City council had another busy Thursday tonight, with meetings of Committee of the Whole, Finance Committee, and Council. My notes are below:
MEMORIAL DAY – Please consider attending the Memorial Day ceremony on Monday at 10:15 a.m. at Stow Cemetery (across from Holy Family). It’s always a nice event, where we remember those who gave their lives to serve us. The date always has extra meaning for me. About 7 years ago, I lost a close friend who served in the Marines. Cpl. Joseph A. Tomci was a 21-year-old was serving in Iraq when he was killed by a roadside bomb. I posted a picture of us together below. Joe’s friends have since started the Cpl. Joseph A. Tomci Memorial Foundation (501(c)(3)) in his honor to help out military families. By the way, if you are a golfer, we would love to have you join us at our fourth annual golf outing, July 27 at Roses Run. Check out our Web site for more details.
TRANSPARENCY AND GREEN SAVINGS — Tonight, council voted unanimously to make city council paperless. It also rejected, by a 4-3 vote, my proposal to cut paper consumption by 2/3rds over the course of the next five years (savings of $25,000 per year).
We had been discussing this legislation for two months. We even had a subcommittee meeting to discuss the proposal. I amended it significantly to suit Mayor Drew’s tastes. But tonight, without the courtesy of a warning, she raised objections about the proposal — calling it “unenforceable.” Even after the law director shot her down on that point, four councilmembers voted “no.” Why? One member cited administrative burden. So maybe that’s it …?
At the same time, these four members are begging for more of the people’s money through an income tax increase. Yet they refuse to analyze where we can trim back in this manner at city hall.
In any event, I’m pleased we were able to pass the most wide-sweeping reform of city council in decades. The Transparency and Green Savings Act will save money, and it will allow residents to have access to the same information that we access on a daily basis. You, then, can better determine if we are doing our jobs properly. More transparency –> more accountability –> better government. Or so my theory goes. The Government Transparency Portal will go live on the Internet no later than January 1, 2014.
I appreciate the help I received in getting this ordinance passed. Next year, perhaps with a different makeup of council, Stow City Council can pass the paper-reduction piece as well.
INCOME TAX LEVY — The majority of the night was spent discussing the income tax proposal, which would raise income taxes by 0.25 percent and be used to hire between nine and 11 police officers. City council is discussing the levy, because a vote of council is required to put it on the ballot
First things first, I will vote to put this on the ballot, but we must first close the loopholes. As I have already stated, with this current proposal, the people may think they are getting more cops, but that is not guaranteed by any means.

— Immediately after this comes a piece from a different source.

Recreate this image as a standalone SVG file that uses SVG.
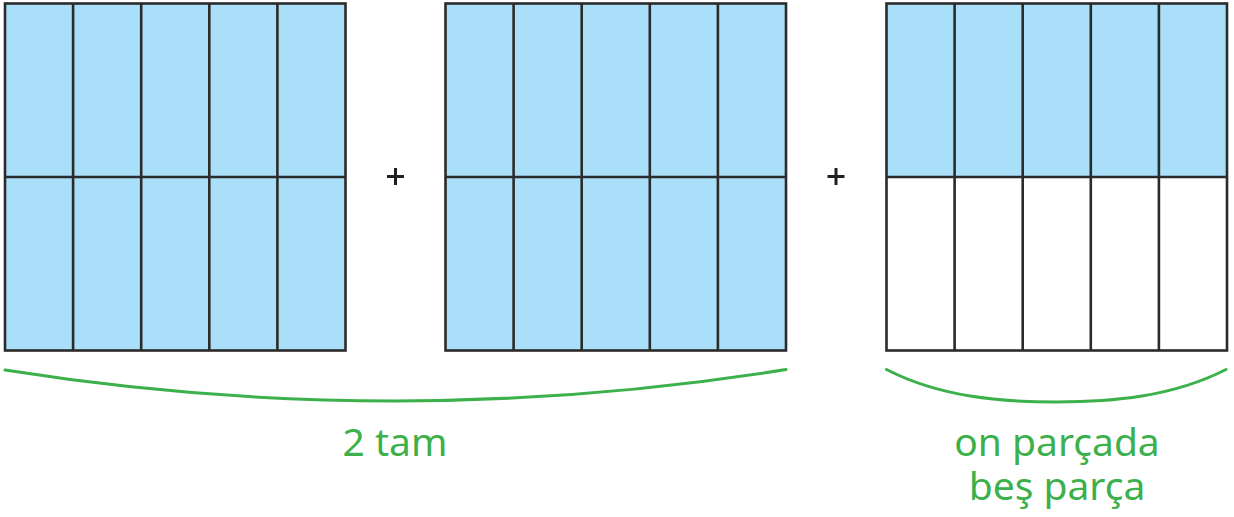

The levy, if passed, will provide $1.5 million for police. But it does not protect the current $5.2 million that is being used to fund the police from the general fund. Without ensuring that $5.2 million continues to be given to the police department, voters could be unwittingly giving Mayor Drew an extra $1.5 million to use in the general fund — where it may be spent on any purpose Drew and the future councilmembers so desire.
To close the loophole, we need to amend the charter. I’m working with the law department to come up with language that will accomplish this.
The mayor wanted this to be voted on tonight — after just two of the three required readings, and without closing the loophole. Why such a hurry? The Board of Elections deadline is not an issue. Let’s take our time and do things the right way.
NEXT MEETINGS – Please join Matt Riehl and me for our monthly meetings with residents on Tuesday, June 4 at 5:30 p.m. in the second floor conference room at City Hall. City council will meet next for committees on June 10.